The DHS no-match regulations, Lange said, could ultimately cause farmers to move their operations outside of the United States where workers are willing to work in agriculture.

"I'm in the vineyard business. I have a permanent crop. I cannot just move somewhere else. Certainly, vegetable and other growers have the ability to move, and already have. They have voted with their feet and moved their farming operations," Lange said. "San Joaquin County brings in $1.5 billion every single year at the farm gate. If that agricultural economy begins to wane what will the lack of those funds do to our local economy? I don't think people realize how strong of a contributor agriculture is to our local economy."

The Bush administration's border-security reform package also calls for streamlining the existing H-2A program by requiring DHS to review the regulations implementing the program and institute changes that will provide farmers with an orderly and timely flow of legal workers.

"Farmers and ranchers want to know that the people they hire are legally available to work," Mosebar said. "This makes it even more urgent for Congress to pass comprehensive reform of the immigration laws and meaningful reform of the H-2A temporary worker program."

In response to Bush administration reforms to tighten border security, Sen. Dianne Feinstein, D-Calif., highlighted the ongoing need to pass legislation to address the agriculture worker shortages. Earlier this year, senators Feinstein and Larry Craig, R-Idaho, introduced AgJOBS legislation that would ensure a stable, reliable supply of agricultural workers.

"There is not an administrative solution, and tinkering with regulations is not going to solve the problem. Therefore, we must pass a law that enables agricultural workers to continue working legally if they stay in agriculture for the next three to five years and meet other requirements. This is what AgJOBS does," Feinstein said.

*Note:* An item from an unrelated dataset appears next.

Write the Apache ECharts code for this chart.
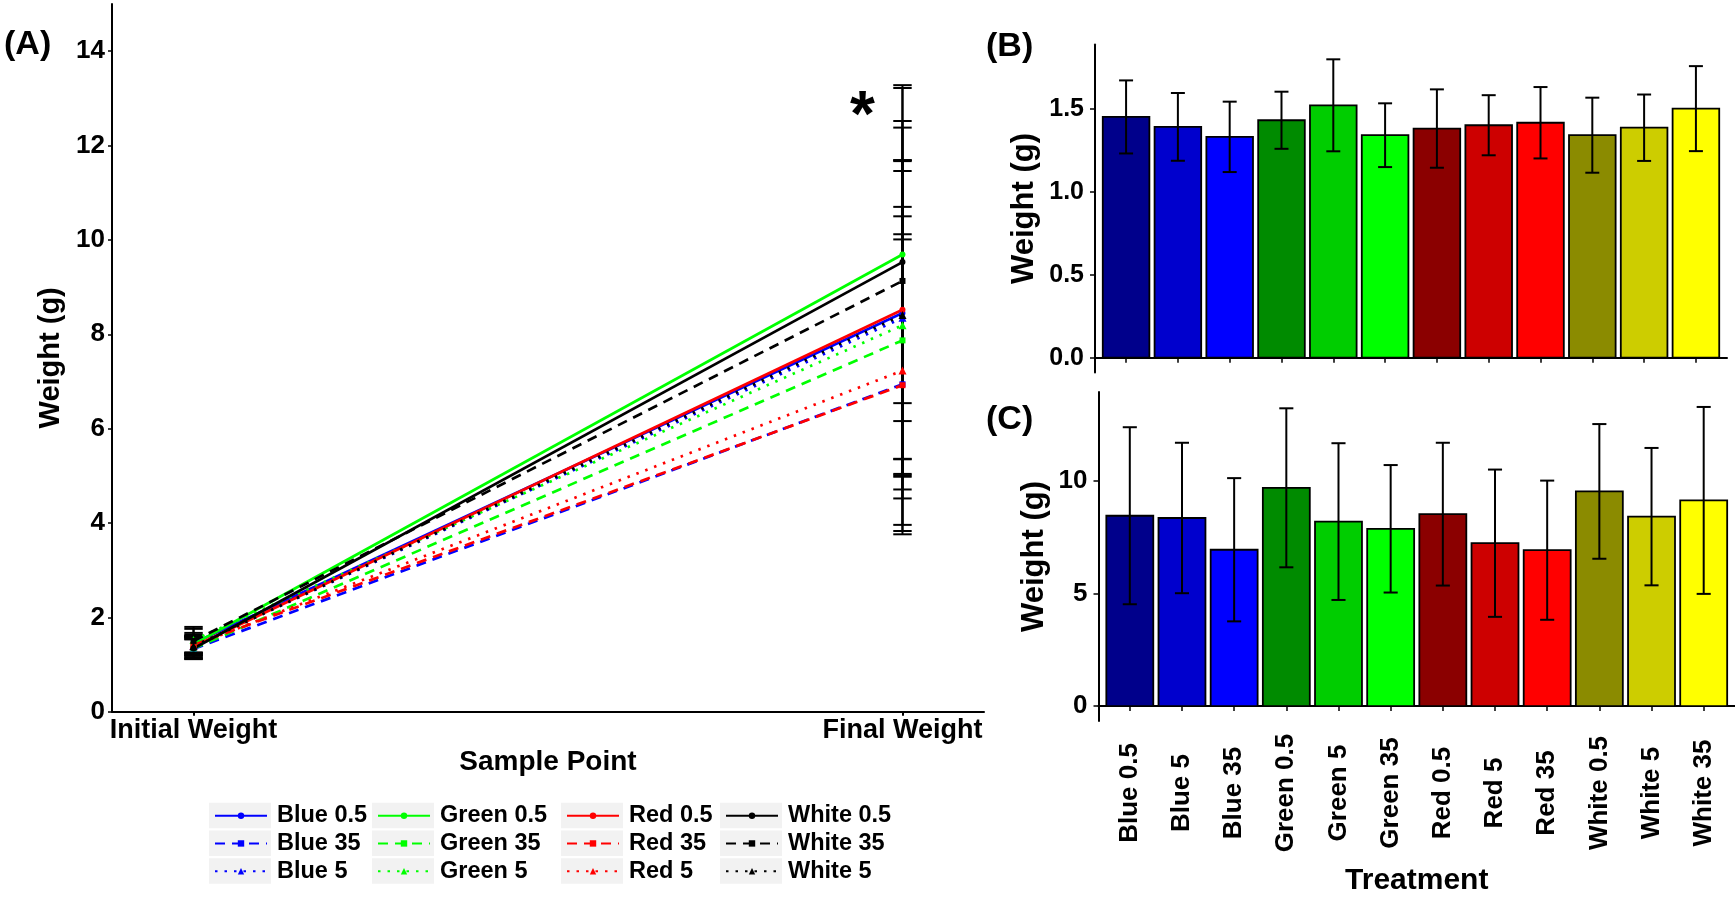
<!DOCTYPE html>
<html>
<head>
<meta charset="utf-8">
<title>Weight by treatment</title>
<script src="https://cdn.jsdelivr.net/npm/echarts@6/dist/echarts.min.js"></script>
<style>
  html, body { margin: 0; padding: 0; background: #ffffff; }
  #chart { width: 1735px; height: 897px; }
</style>
</head>
<body>
<div id="chart"></div>
<script>
// Treatments (light colour + intensity), in bar order
const treatments = ['Blue 0.5', 'Blue 5', 'Blue 35', 'Green 0.5', 'Green 5', 'Green 35',
                    'Red 0.5', 'Red 5', 'Red 35', 'White 0.5', 'White 5', 'White 35'];
// Mean and SD of weight (g) at the initial sample point
const initialMean = [1.45, 1.39, 1.33, 1.43, 1.52, 1.34, 1.38, 1.40, 1.415, 1.34, 1.385, 1.50];
const initialSd   = [0.22, 0.204, 0.212, 0.172, 0.277, 0.192, 0.236, 0.181, 0.215, 0.226, 0.20, 0.256];
// Mean and SD of weight (g) at the final sample point
const finalMean = [8.45, 8.35, 6.94, 9.69, 8.19, 7.87, 8.52, 7.23, 6.92, 9.53, 8.41, 9.13];
const finalSd   = [3.93, 3.34, 3.18, 3.53, 3.48, 2.83, 3.17, 3.27, 3.09, 2.99, 3.05, 4.15];
// Legend order in panel A (column by column)
const legendOrder = ['Blue 0.5', 'Blue 35', 'Blue 5', 'Green 0.5', 'Green 35', 'Green 5',
                     'Red 0.5', 'Red 35', 'Red 5', 'White 0.5', 'White 35', 'White 5'];
const samplePoints = ['Initial Weight', 'Final Weight'];
// Tick labels
const aTicks = [0, 2, 4, 6, 8, 10, 12, 14];
const bTicks = [0, 0.5, 1.0, 1.5];
const cTicks = [0, 5, 10];
const barPositions = treatments.map((t, i) => i + 1);

// Styles
const barColors = ['#00008B', '#0000CD', '#0000FF', '#008B00', '#00CD00', '#00FF00',
                   '#8B0000', '#CD0000', '#FF0000', '#8B8B00', '#CDCD00', '#FFFF00'];
const lightColors = { Blue: '#0000FF', Green: '#00FF00', Red: '#FF0000', White: '#000000' };
const intensityStyle = {
  '0.5': { type: 'solid',  symbol: 'circle',   size: 6 },
  '35':  { type: [10, 7],  symbol: 'rect',     size: 6 },
  '5':   { type: [2.5, 7], symbol: 'triangle', size: 8 }
};
const FONT = "'Liberation Sans', Arial, Helvetica, sans-serif";
const BLACK = '#000000';

// y ranges of the bar panels: 5% padding around [0, highest error bar]
function paddedRange(mean, sd) {
  const top = Math.max(...mean.map((m, i) => m + sd[i]));
  return [-0.05 * top, 1.05 * top];
}
const bRange = paddedRange(initialMean, initialSd);
const cRange = paddedRange(finalMean, finalSd);

function axisText(size) {
  return { fontFamily: FONT, fontWeight: 'bold', fontSize: size, color: BLACK };
}
const axisLine = { show: true, lineStyle: { color: BLACK, width: 2 } };

// Error bar: vertical stroke plus caps; cap width given in x-axis units
function errorBar(capUnits) {
  return function (params, api) {
    const x = api.value(0), m = api.value(1), s = api.value(2);
    const top = api.coord([x, m + s]);
    const bot = api.coord([x, m - s]);
    const hw = api.size([capUnits, 0])[0] / 2;
    const st = { stroke: BLACK, lineWidth: 2 };
    return {
      type: 'group',
      children: [
        { type: 'line', shape: { x1: top[0], y1: top[1], x2: bot[0], y2: bot[1] }, style: st },
        { type: 'line', shape: { x1: top[0] - hw, y1: top[1], x2: top[0] + hw, y2: top[1] }, style: st },
        { type: 'line', shape: { x1: bot[0] - hw, y1: bot[1], x2: bot[0] + hw, y2: bot[1] }, style: st }
      ]
    };
  };
}

function renderBar(params, api) {
  const x = api.value(0), y = api.value(1);
  const p0 = api.coord([x - 0.45, 0]);
  const p1 = api.coord([x + 0.45, y]);
  return {
    type: 'rect',
    shape: { x: p0[0], y: p1[1], width: p1[0] - p0[0], height: p0[1] - p1[1] },
    style: { fill: barColors[params.dataIndex], stroke: BLACK, lineWidth: 1.8 }
  };
}

const series = [];

// Panel A: error bars at both sample points
const aErr = [];
treatments.forEach((t, i) => {
  aErr.push([1, initialMean[i], initialSd[i]]);
  aErr.push([2, finalMean[i], finalSd[i]]);
});
series.push({
  type: 'custom', xAxisIndex: 0, yAxisIndex: 0, z: 1,
  renderItem: errorBar(0.026), encode: { x: 0, y: 1 }, data: aErr, silent: true
});

// Panel A: one line per treatment
legendOrder.forEach(name => {
  const i = treatments.indexOf(name);
  const [light, intensity] = name.split(' ');
  const st = intensityStyle[intensity];
  const color = lightColors[light];
  series.push({
    name: name, type: 'line', xAxisIndex: 0, yAxisIndex: 0, z: 3,
    data: [[1, initialMean[i]], [2, finalMean[i]]],
    symbol: st.symbol, symbolSize: st.size, showSymbol: true,
    lineStyle: { color: color, width: 2.7, type: st.type },
    itemStyle: { color: color },
    emphasis: { disabled: true }
  });
});

// Panel B: initial weight bars
series.push({
  type: 'custom', xAxisIndex: 1, yAxisIndex: 1, z: 2, renderItem: renderBar,
  encode: { x: 0, y: 1 }, data: barPositions.map((x, i) => [x, initialMean[i]])
});
series.push({
  type: 'custom', xAxisIndex: 1, yAxisIndex: 1, z: 3, renderItem: errorBar(0.27),
  encode: { x: 0, y: 1 }, data: barPositions.map((x, i) => [x, initialMean[i], initialSd[i]])
});

// Panel C: final weight bars
series.push({
  type: 'custom', xAxisIndex: 2, yAxisIndex: 2, z: 2, renderItem: renderBar,
  encode: { x: 0, y: 1 }, data: barPositions.map((x, i) => [x, finalMean[i]])
});
series.push({
  type: 'custom', xAxisIndex: 2, yAxisIndex: 2, z: 3, renderItem: errorBar(0.27),
  encode: { x: 0, y: 1 }, data: barPositions.map((x, i) => [x, finalMean[i], finalSd[i]])
});

// Legend: four columns of three keys, each key on a light grey box
const keyLefts = [209, 372, 561, 720];
const keyTop = 802.7, keyPitch = 27.75, keyW = 62, keyH = 25.6;
const legends = keyLefts.map((left, c) => ({
  orient: 'vertical', left: left + 5, top: keyTop + 1, padding: 0,
  itemWidth: 52, itemHeight: 8, itemGap: keyPitch - 24, z: 4,
  selectedMode: false,
  data: legendOrder.slice(c * 3, c * 3 + 3),
  textStyle: { fontFamily: FONT, fontWeight: 'bold', fontSize: 23.5, color: BLACK,
               lineHeight: 24, padding: [0, 0, 0, 5] }
}));

const keyBoxes = [];
keyLefts.forEach(left => {
  for (let r = 0; r < 3; r++) {
    keyBoxes.push({ type: 'rect', z: 0, silent: true,
      shape: { x: left, y: keyTop + r * keyPitch, width: keyW, height: keyH },
      style: { fill: '#F2F2F2' } });
  }
});

const panelLabel = (text, x, y) => ({
  type: 'text', x: x, y: y, z: 5, silent: true,
  style: { text: text, fontFamily: FONT, fontWeight: 'bold', fontSize: 34, fill: BLACK,
           textVerticalAlign: 'middle' }
});

const option = {
  animation: false,
  backgroundColor: '#ffffff',
  grid: [
    { left: 112, top: 4, width: 872, height: 707.7 },
    { left: 1095, top: 44.4, width: 632, height: 328.2 },
    { left: 1098.5, top: 392, width: 640, height: 330 }
  ],
  xAxis: [
    { type: 'value', gridIndex: 0, min: 0.885, max: 2.115,
      axisLine: axisLine, splitLine: { show: false },
      axisTick: { show: true, customValues: [1, 2], length: 4, lineStyle: { color: BLACK, width: 2 } },
      axisLabel: { customValues: [1, 2], formatter: v => samplePoints[Math.round(v) - 1],
                   margin: 5, ...axisText(27) },
      name: 'Sample Point', nameLocation: 'middle', nameGap: 35, nameTextStyle: axisText(28) },
    { type: 'value', gridIndex: 1, min: 0.4, max: 12.6,
      axisLine: axisLine, splitLine: { show: false },
      axisTick: { show: true, customValues: barPositions, length: 5, lineStyle: { color: BLACK, width: 1.5 } },
      axisLabel: { show: false } },
    { type: 'value', gridIndex: 2, min: 0.4, max: 12.6,
      axisLine: axisLine, splitLine: { show: false },
      axisTick: { show: true, customValues: barPositions, length: 5, lineStyle: { color: BLACK, width: 1.5 } },
      axisLabel: { customValues: barPositions, formatter: v => treatments[Math.round(v) - 1],
                   rotate: 90, align: 'center', verticalAlign: 'middle', margin: 72, ...axisText(26) },
      name: 'Treatment', nameLocation: 'middle', nameGap: 145, nameTextStyle: axisText(30) }
  ],
  yAxis: [
    { type: 'value', gridIndex: 0, min: 0, max: 15,
      axisLine: axisLine, splitLine: { show: false },
      axisTick: { show: true, customValues: aTicks, length: 4, lineStyle: { color: BLACK, width: 1.5 } },
      axisLabel: { customValues: aTicks, margin: 7, ...axisText(26) },
      name: 'Weight (g)', nameLocation: 'middle', nameGap: 42, nameTextStyle: axisText(29) },
    { type: 'value', gridIndex: 1, min: bRange[0], max: bRange[1],
      axisLine: axisLine, splitLine: { show: false },
      axisTick: { show: true, customValues: bTicks, length: 5, lineStyle: { color: BLACK, width: 1.5 } },
      axisLabel: { customValues: bTicks, formatter: v => v.toFixed(1), margin: 11, ...axisText(25) },
      name: 'Weight (g)', nameLocation: 'middle', nameGap: 55, nameTextStyle: axisText(31) },
    { type: 'value', gridIndex: 2, min: cRange[0], max: cRange[1],
      axisLine: axisLine, splitLine: { show: false },
      axisTick: { show: true, customValues: cTicks, length: 5, lineStyle: { color: BLACK, width: 1.5 } },
      axisLabel: { customValues: cTicks, margin: 11, ...axisText(26) },
      name: 'Weight (g)', nameLocation: 'middle', nameGap: 49, nameTextStyle: axisText(31) }
  ],
  legend: legends,
  graphic: [
    ...keyBoxes,
    panelLabel('(A)', 4, 45),
    panelLabel('(B)', 986, 47),
    panelLabel('(C)', 986, 420),
    { type: 'text', x: 850, y: 118, z: 5, silent: true,
      style: { text: '*', fontFamily: FONT, fontWeight: 'bold', fontSize: 64, fill: BLACK,
               textVerticalAlign: 'middle' } }
  ],
  series: series
};

const chart = echarts.init(document.getElementById('chart'));
chart.setOption(option);
</script>
</body>
</html>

To view the no-match rule online, go to www.dhs.gov.

How to get safe-harbor protection

To get safe-harbor protection under the new DHS rule, an employer receiving an SSA no-match letter must take these steps:

1. The employer must check its records to see if the mismatch was due to a record-keeping error by the employer. If it was, then the employer must correct the error, inform SSA of the correct information, and verify with SSA that the corrected name and number match SSA records.

The employer should document that verification and store that documentation with the employee's Form I-9. The employer must do all of this within 30 days after it received the no-match letter.

2. If it determines the mismatch was not due to its record-keeping error, the employer must promptly ask the employee to confirm that the name and number in the employer's records are correct. If the employee says they are incorrect, then the employer must do the things specified in step 1.

If the employee says they are correct, then the employer must promptly ask the employee to resolve the issue with SSA and advise the employee of the date on which the employer received the no-match letter and to resolve the mismatch within 90 days of that date

3. If the employer within those 90 days cannot verify with SSA that the employee's name and number matches SSA records, then the employer and employee must within 93 days after the no-match letter receipt date complete a new Form I-9 for the employee without using the suspect number and instead using a document presented by the employee that contains a photograph to establish only identity or both identity and employment authorization.

The rule also applies where DHS notifies an employer of a problem with an employee's employment-authorization documentation. The employer has 30 days to try to resolve the issue with DHS. If it cannot do so within 90 after it got the DHS notice, then the employer must re-verify the employee's identity and work authorization as specified in step 3.